Deixe-me dizer que fui um crítico acérrimo da senhora Merkel  nos últimos anos, mas o governo de Berlim teve nos últimos meses atitudes que importa sublinhar, como foi o caso do comportamento perante os refugiados e muito recentemente, após a eleição de Trump, a melhor reação que eu escutei foi precisamente a da chanceler germânica. Mas há áreas em que Berlim falha e que são preocupantes se a Alemanha mantiver o rigor e a ortodoxia económica. Continuo a achar que há todas as razões para mantermos os ideais europeus, mas esta União, tal como existe, está muito próxima da morte. E ainda por cima viu desvanecer a Europa dos valores e perdeu identidade, aumentando as brigas e os conflitos.

A Europa respirou de alívio com a derrota do candidato da extrema direita na Áustria, mas Renzi, tal como Cameron, saiu derrotado do referendo que ele promoveu. Depois do brexit teremos uma saída à  italiana do euro?

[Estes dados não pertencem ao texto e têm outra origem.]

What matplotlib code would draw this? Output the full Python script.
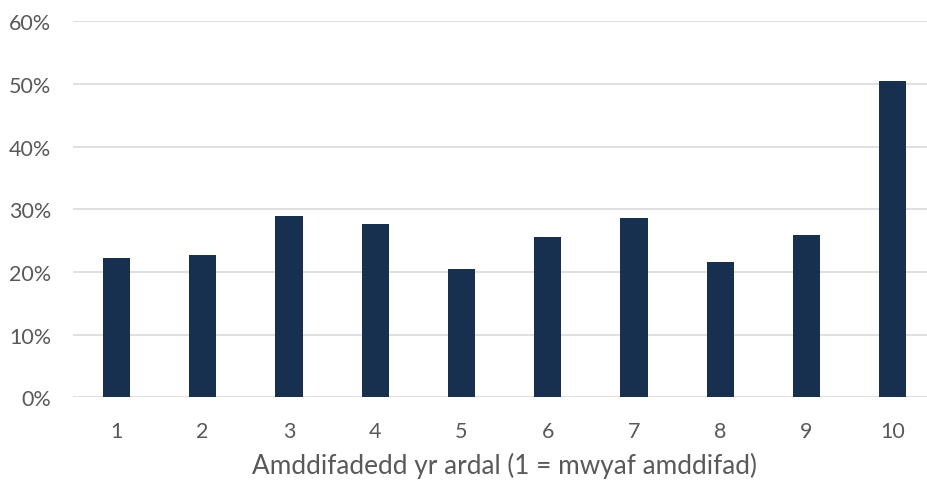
import matplotlib
matplotlib.use("Agg")
import matplotlib.pyplot as plt
from matplotlib.ticker import PercentFormatter, MultipleLocator

categories = ["1", "2", "3", "4", "5", "6", "7", "8", "9", "10"]
values = [22.3, 22.7, 29.0, 27.7, 20.4, 25.6, 28.6, 21.6, 25.9, 50.5]
xlabel = "Amddifadedd yr ardal (1 = mwyaf amddifad)"

plt.rcParams['font.family'] = ['Lato', 'DejaVu Sans']

fig = plt.figure(figsize=(9.28, 4.81), dpi=100)
W, H = 928, 481
left, right = 73.2, 936.0
bottom, top = 398.3, 22.3
ax = fig.add_axes([left / W, (H - bottom) / H, (right - left) / W, (bottom - top) / H])

x = list(range(len(categories)))
ax.bar(x, values, width=0.316, color="#17304f", zorder=3)
ax.set_xlim(-0.5, len(categories) - 0.5)
ax.set_ylim(0, 60)
ax.yaxis.set_major_locator(MultipleLocator(10))
ax.yaxis.set_major_formatter(PercentFormatter(decimals=0))
ax.set_xticks(x)
ax.set_xticklabels(categories)

ax.grid(axis="y", color="#d9d9d9", linewidth=1.2, zorder=0)
ax.set_axisbelow(True)
for s in ax.spines.values():
    s.set_visible(False)
ax.tick_params(axis="both", length=0, colors="#595959", labelsize=15.5)
ax.tick_params(axis="y", pad=16)
ax.tick_params(axis="x", pad=17)
ax.set_xlabel(xlabel, fontsize=18.8, color="#595959", labelpad=8)

fig.savefig("out.png", dpi=100, facecolor="white")
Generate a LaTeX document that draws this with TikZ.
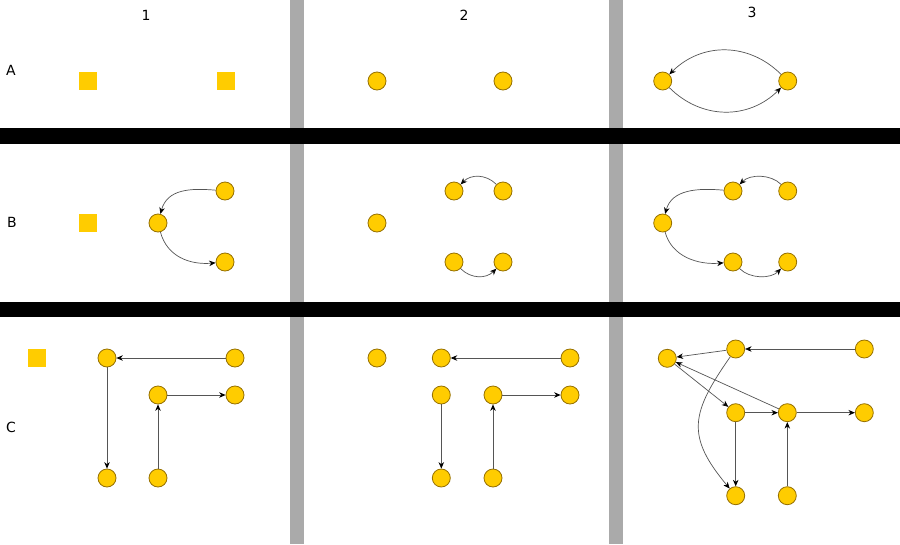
\documentclass[tikz,border=0pt]{standalone}
\usepackage{fontspec}
\setmainfont{DejaVu Sans}
\usetikzlibrary{arrows.meta}
\definecolor{gold}{RGB}{255,204,0}
\definecolor{goldedge}{RGB}{150,112,0}
\definecolor{edgegray}{RGB}{85,85,85}
\definecolor{bargray}{RGB}{170,170,170}
\tikzset{
  vtx/.style={circle,fill=gold,draw=goldedge,line width=0.8pt,minimum size=18pt,inner sep=0pt},
  sq/.style={rectangle,fill=gold,minimum size=18pt,inner sep=0pt},
  conn/.style={draw=edgegray,line width=0.7pt,-{Stealth[length=6.5pt,width=5.5pt,black]}},
  lbl/.style={font=\fontsize{14}{16}\selectfont,inner sep=0pt}
}
\begin{document}
\begin{tikzpicture}[x=1pt,y=1pt]
\useasboundingbox (0,0) rectangle (900,-544);
\fill[white] (0,0) rectangle (900,-544);
% separators
\fill[bargray] (290,0) rectangle (304,-544);
\fill[bargray] (609,0) rectangle (623,-544);
\fill[black] (0,-128) rectangle (900,-144);
\fill[black] (0,-302) rectangle (900,-317);
% labels
\node[lbl] (c1) at (146,-15) {1};
\node[lbl] (c2) at (464,-15) {2};
\node[lbl] (c3) at (752,-12) {3};
\node[lbl] (rA) at (11,-70) {A};
\node[lbl] (rB) at (12,-222) {B};
\node[lbl] (rC) at (11,-427) {C};
% ---------- Row A ----------
\node[sq] (a1s1) at (88,-81) {};
\node[sq] (a1s2) at (226,-81) {};
\node[vtx] (a2n1) at (377,-81) {};
\node[vtx] (a2n2) at (503,-81) {};
\node[vtx] (a3n1) at (662.7,-81) {};
\node[vtx] (a3n2) at (787.7,-81) {};
\draw[conn] (a3n2) .. controls +(135:55) and +(45:55) .. (a3n1);
\draw[conn] (a3n1) .. controls +(-45:55) and +(-135:55) .. (a3n2);
% ---------- Row B ----------
\node[sq] (b1s) at (88,-223) {};
\node[vtx] (b1t) at (225,-191) {};
\node[vtx] (b1m) at (158,-223) {};
\node[vtx] (b1b) at (225,-262) {};
\draw[conn] (b1t) .. controls +(175:35) and +(75:35) .. (b1m);
\draw[conn] (b1m) .. controls +(-75:35) and +(185:35) .. (b1b);
\node[vtx] (b2m) at (377,-223) {};
\node[vtx] (b2tl) at (454,-191) {};
\node[vtx] (b2tr) at (503,-191) {};
\node[vtx] (b2bl) at (454,-262) {};
\node[vtx] (b2br) at (503,-262) {};
\draw[conn] (b2tr) .. controls +(135:24) and +(45:24) .. (b2tl);
\draw[conn] (b2bl) .. controls +(-45:24) and +(-135:24) .. (b2br);
\node[vtx] (b3m) at (662.7,-223) {};
\node[vtx] (b3tl) at (733,-191) {};
\node[vtx] (b3tr) at (787.7,-191) {};
\node[vtx] (b3bl) at (733,-262) {};
\node[vtx] (b3br) at (787.7,-262) {};
\draw[conn] (b3tr) .. controls +(135:24) and +(45:24) .. (b3tl);
\draw[conn] (b3tl) .. controls +(175:35) and +(75:35) .. (b3m);
\draw[conn] (b3m) .. controls +(-75:35) and +(185:35) .. (b3bl);
\draw[conn] (b3bl) .. controls +(-45:24) and +(-135:24) .. (b3br);
% ---------- Row C ----------
\node[sq] (c1s) at (37,-358) {};
\node[vtx] (c1a) at (107,-358) {};
\node[vtx] (c1b) at (235,-358) {};
\node[vtx] (c1c) at (158,-395) {};
\node[vtx] (c1d) at (235,-395) {};
\node[vtx] (c1e) at (107,-478) {};
\node[vtx] (c1f) at (158,-478) {};
\draw[conn] (c1b) -- (c1a);
\draw[conn] (c1a) -- (c1e);
\draw[conn] (c1f) -- (c1c);
\draw[conn] (c1c) -- (c1d);
\node[vtx] (c2s) at (377,-358) {};
\node[vtx] (c2a) at (441.3,-358) {};
\node[vtx] (c2b) at (570,-358) {};
\node[vtx] (c2c) at (441.3,-395) {};
\node[vtx] (c2d) at (493,-395) {};
\node[vtx] (c2g) at (570,-395) {};
\node[vtx] (c2e) at (441.3,-478) {};
\node[vtx] (c2f) at (493,-478) {};
\draw[conn] (c2b) -- (c2a);
\draw[conn] (c2c) -- (c2e);
\draw[conn] (c2f) -- (c2d);
\draw[conn] (c2d) -- (c2g);
\node[vtx] (c3l) at (667.3,-358.3) {};
\node[vtx] (c3a) at (735.7,-349) {};
\node[vtx] (c3b) at (864.3,-349) {};
\node[vtx] (c3c) at (735.7,-412.7) {};
\node[vtx] (c3d) at (787.3,-412.7) {};
\node[vtx] (c3g) at (864.3,-412.7) {};
\node[vtx] (c3e) at (735.7,-495.7) {};
\node[vtx] (c3f) at (787.3,-495.7) {};
\draw[conn] (c3b) -- (c3a);
\draw[conn] (c3a) -- (c3l);
\draw[conn] (c3l) -- (c3c);
\draw[conn] (c3d) -- (c3l);
\draw[conn] (c3c) -- (c3d);
\draw[conn] (c3d) -- (c3g);
\draw[conn] (c3c) -- (c3e);
\draw[conn] (c3f) -- (c3d);
\draw[conn] (c3a) .. controls +(235:78) and +(130:78) .. (c3e);
\end{tikzpicture}
\end{document}
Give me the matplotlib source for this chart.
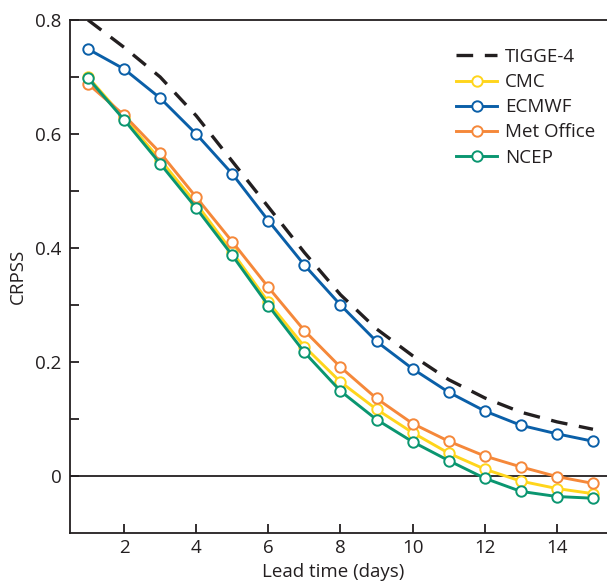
import matplotlib
matplotlib.use("Agg")
import matplotlib.pyplot as plt
import numpy as np

plt.rcParams["font.family"] = ["Open Sans", "DejaVu Sans"]

# lead time (days)
lead_days = list(range(1, 16))

# CRPSS per model
tigge4 = [0.800, 0.752, 0.700, 0.632, 0.552, 0.472, 0.392, 0.318,
          0.258, 0.211, 0.169, 0.137, 0.112, 0.095, 0.082]
cmc = [0.700, 0.628, 0.555, 0.478, 0.393, 0.305, 0.227, 0.165,
       0.117, 0.076, 0.040, 0.012, -0.009, -0.022, -0.031]
ecmwf = [0.749, 0.714, 0.663, 0.600, 0.530, 0.448, 0.370, 0.300,
         0.236, 0.188, 0.147, 0.114, 0.089, 0.074, 0.061]
met_office = [0.688, 0.633, 0.567, 0.489, 0.411, 0.331, 0.255, 0.191,
              0.136, 0.092, 0.061, 0.035, 0.016, -0.001, -0.013]
ncep = [0.698, 0.625, 0.548, 0.470, 0.387, 0.299, 0.217, 0.149,
        0.099, 0.060, 0.027, -0.004, -0.027, -0.036, -0.039]

series = [
    ("CMC", cmc, "#ffd51c"),
    ("ECMWF", ecmwf, "#0a5fa8"),
    ("Met Office", met_office, "#f5883a"),
    ("NCEP", ncep, "#0a9670"),
]

FS = 13.5
INK = "#231f20"

fig = plt.figure(figsize=(6.07, 5.83), dpi=100)
ax = fig.add_axes([70 / 607, 50 / 583, 541 / 607, 513 / 583])

ax.axhline(0, color=INK, lw=1.3, zorder=1)

ax.plot(lead_days, tigge4, color=INK, lw=2.4, ls=(0, (5, 3.5)),
        label="TIGGE-4", zorder=2)
for name, vals, color in series:
    ax.plot(lead_days, vals, color=color, lw=2.1, marker="o", ms=7.5,
            mfc="white", mec=color, mew=1.4, label=name, zorder=3)

ax.set_xlim(0.5, 15.5)
ax.set_ylim(-0.1, 0.8)
ax.set_xticks([2, 4, 6, 8, 10, 12, 14])
ax.set_yticks([0, 0.2, 0.4, 0.6, 0.8])
ax.set_yticklabels(["0", "0.2", "0.4", "0.6", "0.8"])
ax.set_yticks([0.1, 0.3, 0.5, 0.7], minor=True)
ax.tick_params(axis="both", which="both", direction="in", length=6.5,
               width=1.3, color=INK, labelsize=FS, labelcolor=INK)
ax.tick_params(axis="y", pad=6)
ax.tick_params(axis="x", pad=4)

for side in ("left", "bottom", "top"):
    ax.spines[side].set_linewidth(1.3)
    ax.spines[side].set_color(INK)
ax.spines["right"].set_visible(False)

ax.set_xlabel("Lead time (days)", fontsize=FS, color=INK, labelpad=3)
ax.xaxis.set_label_coords(0.486, -0.058)
ax.set_ylabel("CRPSS", fontsize=FS, color=INK, labelpad=6)

leg = ax.legend(loc="upper left", bbox_to_anchor=(0.70, 0.96), frameon=False,
                fontsize=FS, handlelength=2.2, handletextpad=0.4,
                labelspacing=0.38, borderaxespad=0)
for t in leg.get_texts():
    t.set_color(INK)

fig.savefig("out.png", dpi=100)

Bem, o problema é que a Europa não consegue encontrar respostas globais e, por isso, vive de crise em crise e de ameaça em ameaça, respirando umas vezes de alívio, outras não. Não há, de momento, indicações de que a Itália se encaminhe nesse sentido, mas um impasse político e o agravamento do sistema financeiro poderão levar a tal.

Disse que o Papa Francisco é o único líder global que vale a pena seguir. Que outros atos o inspiram no Santo Padre?

A posição dele perante os refugiados foi exemplar. As pessoas podem já não se lembrar bem, mas pouco depois da sua entronização o Papa Francisco foi à ilha de Lampedusa para «chorar os mortos que ninguém chora», como ele sublinhou. Para além disso, toda a sua ação quotidiana e produção teológica, como a encíclica "Laudato Si", como na carta pastoral da alegria do Evangelho, representam uma conceção teórica muito profunda de crítica ao neoliberalismo e de afirmação de valores muito importantes. «A vida humana não pode ser descartável», é uma frase da sua autoria e que espelha bem o tempo em que vivemos.

Para finalizar, uma pergunta sobre o terrorismo. O atentado no dia 19 de dezembro, num mercado de Natal de Berlim, reivindicado pelo ISIS, voltou a semear o pânico numa das principais cidades europeias. Depois, às primeiras horas do novo ano, outro massacre em Istambul. As sociedades ocidentais terão de se habituar a conviver com esta chaga durante quanto tempo?

Tem toda a razão em falar de chaga a este propósito. Aquilo que é necessário é aprofundar a segurança, mas retirando o capital de queixa que atira tantos jovens para o radicalismo. Por outro lado, as sociedades não podem manifestar medo. Têm de viver como sempre fizeram.